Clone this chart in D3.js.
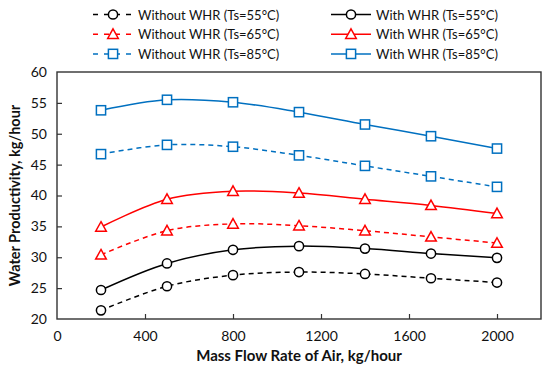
<!DOCTYPE html>
<html>
<head>
<meta charset="utf-8">
<script src="https://cdn.jsdelivr.net/npm/d3@7"></script>
<style>
body { margin: 0; background: #fff; }
text { font-family: Lato, "Liberation Sans", sans-serif; }
</style>
</head>
<body>
<script>
// data
var flowRates = [200, 500, 800, 1100, 1400, 1700, 2000]
var xTicks = [0, 400, 800, 1200, 1600, 2000]
var yTicks = [20, 25, 30, 35, 40, 45, 50, 55, 60]
var noWhr55 = [21.4, 25.3, 27.1, 27.6, 27.3, 26.6, 25.9]
var whr55 = [24.7, 29.0, 31.2, 31.8, 31.4, 30.6, 29.9]
var noWhr65 = [30.4, 34.3, 35.4, 35.1, 34.3, 33.3, 32.3]
var whr65 = [34.9, 39.4, 40.7, 40.4, 39.4, 38.4, 37.1]
var noWhr85 = [46.7, 48.2, 47.9, 46.5, 44.8, 43.1, 41.4]
var whr85 = [53.8, 55.5, 55.1, 53.5, 51.5, 49.6, 47.6]

var series = [
    {name: "Without WHR (Ts=55°C)", values: noWhr55, color: "#000", dashed: true, marker: "circle"},
    {name: "With WHR (Ts=55°C)", values: whr55, color: "#000", dashed: false, marker: "circle"},
    {name: "Without WHR (Ts=65°C)", values: noWhr65, color: "#ff0000", dashed: true, marker: "triangle"},
    {name: "With WHR (Ts=65°C)", values: whr65, color: "#ff0000", dashed: false, marker: "triangle"},
    {name: "Without WHR (Ts=85°C)", values: noWhr85, color: "#0070c0", dashed: true, marker: "square"},
    {name: "With WHR (Ts=85°C)", values: whr85, color: "#0070c0", dashed: false, marker: "square"}
]

var width = 550, height = 369
var margin = {left: 57, right: 9, top: 72, bottom: 50}

var svg = d3.select("body").append("svg")
    .attr("width", width)
    .attr("height", height)

var x = d3.scaleLinear()
    .domain([0, 2200])
    .range([margin.left, width - margin.right])

var y = d3.scaleLinear()
    .domain([20, 60])
    .range([height - margin.bottom, margin.top])

/* axes, ticks pointing inside */
var xAxis = svg.append("g")
    .attr("transform", "translate(0," + (height - margin.bottom) + ")")
    .call(d3.axisBottom(x).tickValues(xTicks).tickFormat(d3.format("d"))
        .tickSizeInner(-5).tickSizeOuter(0).tickPadding(12))
var yAxis = svg.append("g")
    .attr("transform", "translate(" + margin.left + ",0)")
    .call(d3.axisLeft(y).tickValues(yTicks).tickSizeInner(-5).tickSizeOuter(0).tickPadding(10))

svg.selectAll(".domain").remove()
svg.selectAll(".tick line").attr("stroke", "#333").attr("stroke-width", 1.2)
svg.selectAll(".tick text")
    .attr("font-size", "14px")
    .attr("fill", "#111")
    .style("font-family", "Lato, sans-serif")
// hide tick marks at the box edges
xAxis.selectAll(".tick").filter(function(d) { return d == 0 }).select("line").remove()
yAxis.selectAll(".tick").filter(function(d) { return d == 20 || d == 60 }).select("line").remove()

svg.append("rect")
    .attr("x", margin.left)
    .attr("y", margin.top)
    .attr("width", width - margin.left - margin.right)
    .attr("height", height - margin.top - margin.bottom)
    .attr("fill", "none")
    .attr("stroke", "#333")
    .attr("stroke-width", 1.4)

/* axis titles */
svg.append("text")
    .attr("x", (margin.left + width - margin.right) / 2)
    .attr("y", 361)
    .attr("text-anchor", "middle")
    .attr("font-size", "15px")
    .attr("font-weight", "bold")
    .attr("fill", "#111")
    .text("Mass Flow Rate of Air, kg/hour")

svg.append("text")
    .attr("transform", "translate(20," + ((margin.top + height - margin.bottom) / 2) + ") rotate(-90)")
    .attr("text-anchor", "middle")
    .attr("font-size", "14.5px")
    .attr("font-weight", "bold")
    .attr("fill", "#111")
    .text("Water Productivity, kg/hour")

var line = d3.line()
    .x(function(d, i) { return x(flowRates[i]) })
    .y(function(d) { return y(d) })
    .curve(d3.curveCatmullRom.alpha(0.5))

function drawMarker(g, type, cx, cy, color) {
    if (type == "circle") {
        g.append("circle").attr("cx", cx).attr("cy", cy).attr("r", 4.6)
            .attr("fill", "#fff").attr("stroke", color).attr("stroke-width", 1.5)
    } else if (type == "square") {
        g.append("rect").attr("x", cx - 4.6).attr("y", cy - 4.6).attr("width", 9.2).attr("height", 9.2)
            .attr("fill", "#fff").attr("stroke", color).attr("stroke-width", 1.5)
    } else {
        var s = 5.3
        g.append("path")
            .attr("d", "M" + cx + "," + (cy - s) + "L" + (cx + s) + "," + (cy + s * 0.8) + "L" + (cx - s) + "," + (cy + s * 0.8) + "Z")
            .attr("fill", "#fff").attr("stroke", color).attr("stroke-width", 1.5)
    }
}

series.forEach(function(s) {
    var g = svg.append("g")
    g.append("path")
        .datum(s.values)
        .attr("d", line)
        .attr("fill", "none")
        .attr("stroke", s.color)
        .attr("stroke-width", 1.5)
        .attr("stroke-dasharray", s.dashed ? "5,4" : null)
    s.values.forEach(function(v, i) {
        drawMarker(g, s.marker, x(flowRates[i]), y(v), s.color)
    })
})

/* legend */
var legend = svg.append("g")
series.forEach(function(s, i) {
    var col = i % 2, row = Math.floor(i / 2)
    var lx = col == 0 ? 93 : 331
    var ly = 14.5 + row * 19.7
    var g = legend.append("g")
    g.append("line")
        .attr("x1", lx).attr("x2", lx + 40)
        .attr("y1", ly).attr("y2", ly)
        .attr("stroke", s.color)
        .attr("stroke-width", 1.5)
        .attr("stroke-dasharray", s.dashed ? "5,6" : null)
    drawMarker(g, s.marker, lx + 20, ly, s.color)
    g.append("text")
        .attr("x", lx + 45)
        .attr("y", ly + 5)
        .attr("font-size", "13px")
        .attr("fill", "#111")
        .text(s.name)
})
</script>
</body>
</html>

━━━━━━━━━━━━━━━━

WHAT THE TASK ASKS: Repeat the lines above exactly, and keep every picture out.

SOLUTION TO THE PROBLEM:
Clone this chart in D3.js.
<!DOCTYPE html>
<html>
<head>
<meta charset="utf-8">
<script src="https://cdn.jsdelivr.net/npm/d3@7"></script>
<style>
body { margin: 0; background: #fff; }
text { font-family: Lato, "Liberation Sans", sans-serif; }
</style>
</head>
<body>
<script>
// data
var flowRates = [200, 500, 800, 1100, 1400, 1700, 2000]
var xTicks = [0, 400, 800, 1200, 1600, 2000]
var yTicks = [20, 25, 30, 35, 40, 45, 50, 55, 60]
var noWhr55 = [21.4, 25.3, 27.1, 27.6, 27.3, 26.6, 25.9]
var whr55 = [24.7, 29.0, 31.2, 31.8, 31.4, 30.6, 29.9]
var noWhr65 = [30.4, 34.3, 35.4, 35.1, 34.3, 33.3, 32.3]
var whr65 = [34.9, 39.4, 40.7, 40.4, 39.4, 38.4, 37.1]
var noWhr85 = [46.7, 48.2, 47.9, 46.5, 44.8, 43.1, 41.4]
var whr85 = [53.8, 55.5, 55.1, 53.5, 51.5, 49.6, 47.6]

var series = [
    {name: "Without WHR (Ts=55°C)", values: noWhr55, color: "#000", dashed: true, marker: "circle"},
    {name: "With WHR (Ts=55°C)", values: whr55, color: "#000", dashed: false, marker: "circle"},
    {name: "Without WHR (Ts=65°C)", values: noWhr65, color: "#ff0000", dashed: true, marker: "triangle"},
    {name: "With WHR (Ts=65°C)", values: whr65, color: "#ff0000", dashed: false, marker: "triangle"},
    {name: "Without WHR (Ts=85°C)", values: noWhr85, color: "#0070c0", dashed: true, marker: "square"},
    {name: "With WHR (Ts=85°C)", values: whr85, color: "#0070c0", dashed: false, marker: "square"}
]

var width = 550, height = 369
var margin = {left: 57, right: 9, top: 72, bottom: 50}

var svg = d3.select("body").append("svg")
    .attr("width", width)
    .attr("height", height)

var x = d3.scaleLinear()
    .domain([0, 2200])
    .range([margin.left, width - margin.right])

var y = d3.scaleLinear()
    .domain([20, 60])
    .range([height - margin.bottom, margin.top])

/* axes, ticks pointing inside */
var xAxis = svg.append("g")
    .attr("transform", "translate(0," + (height - margin.bottom) + ")")
    .call(d3.axisBottom(x).tickValues(xTicks).tickFormat(d3.format("d"))
        .tickSizeInner(-5).tickSizeOuter(0).tickPadding(12))
var yAxis = svg.append("g")
    .attr("transform", "translate(" + margin.left + ",0)")
    .call(d3.axisLeft(y).tickValues(yTicks).tickSizeInner(-5).tickSizeOuter(0).tickPadding(10))

svg.selectAll(".domain").remove()
svg.selectAll(".tick line").attr("stroke", "#333").attr("stroke-width", 1.2)
svg.selectAll(".tick text")
    .attr("font-size", "14px")
    .attr("fill", "#111")
    .style("font-family", "Lato, sans-serif")
// hide tick marks at the box edges
xAxis.selectAll(".tick").filter(function(d) { return d == 0 }).select("line").remove()
yAxis.selectAll(".tick").filter(function(d) { return d == 20 || d == 60 }).select("line").remove()

svg.append("rect")
    .attr("x", margin.left)
    .attr("y", margin.top)
    .attr("width", width - margin.left - margin.right)
    .attr("height", height - margin.top - margin.bottom)
    .attr("fill", "none")
    .attr("stroke", "#333")
    .attr("stroke-width", 1.4)

/* axis titles */
svg.append("text")
    .attr("x", (margin.left + width - margin.right) / 2)
    .attr("y", 361)
    .attr("text-anchor", "middle")
    .attr("font-size", "15px")
    .attr("font-weight", "bold")
    .attr("fill", "#111")
    .text("Mass Flow Rate of Air, kg/hour")

svg.append("text")
    .attr("transform", "translate(20," + ((margin.top + height - margin.bottom) / 2) + ") rotate(-90)")
    .attr("text-anchor", "middle")
    .attr("font-size", "14.5px")
    .attr("font-weight", "bold")
    .attr("fill", "#111")
    .text("Water Productivity, kg/hour")

var line = d3.line()
    .x(function(d, i) { return x(flowRates[i]) })
    .y(function(d) { return y(d) })
    .curve(d3.curveCatmullRom.alpha(0.5))

function drawMarker(g, type, cx, cy, color) {
    if (type == "circle") {
        g.append("circle").attr("cx", cx).attr("cy", cy).attr("r", 4.6)
            .attr("fill", "#fff").attr("stroke", color).attr("stroke-width", 1.5)
    } else if (type == "square") {
        g.append("rect").attr("x", cx - 4.6).attr("y", cy - 4.6).attr("width", 9.2).attr("height", 9.2)
            .attr("fill", "#fff").attr("stroke", color).attr("stroke-width", 1.5)
    } else {
        var s = 5.3
        g.append("path")
            .attr("d", "M" + cx + "," + (cy - s) + "L" + (cx + s) + "," + (cy + s * 0.8) + "L" + (cx - s) + "," + (cy + s * 0.8) + "Z")
            .attr("fill", "#fff").attr("stroke", color).attr("stroke-width", 1.5)
    }
}

series.forEach(function(s) {
    var g = svg.append("g")
    g.append("path")
        .datum(s.values)
        .attr("d", line)
        .attr("fill", "none")
        .attr("stroke", s.color)
        .attr("stroke-width", 1.5)
        .attr("stroke-dasharray", s.dashed ? "5,4" : null)
    s.values.forEach(function(v, i) {
        drawMarker(g, s.marker, x(flowRates[i]), y(v), s.color)
    })
})

/* legend */
var legend = svg.append("g")
series.forEach(function(s, i) {
    var col = i % 2, row = Math.floor(i / 2)
    var lx = col == 0 ? 93 : 331
    var ly = 14.5 + row * 19.7
    var g = legend.append("g")
    g.append("line")
        .attr("x1", lx).attr("x2", lx + 40)
        .attr("y1", ly).attr("y2", ly)
        .attr("stroke", s.color)
        .attr("stroke-width", 1.5)
        .attr("stroke-dasharray", s.dashed ? "5,6" : null)
    drawMarker(g, s.marker, lx + 20, ly, s.color)
    g.append("text")
        .attr("x", lx + 45)
        .attr("y", ly + 5)
        .attr("font-size", "13px")
        .attr("fill", "#111")
        .text(s.name)
})
</script>
</body>
</html>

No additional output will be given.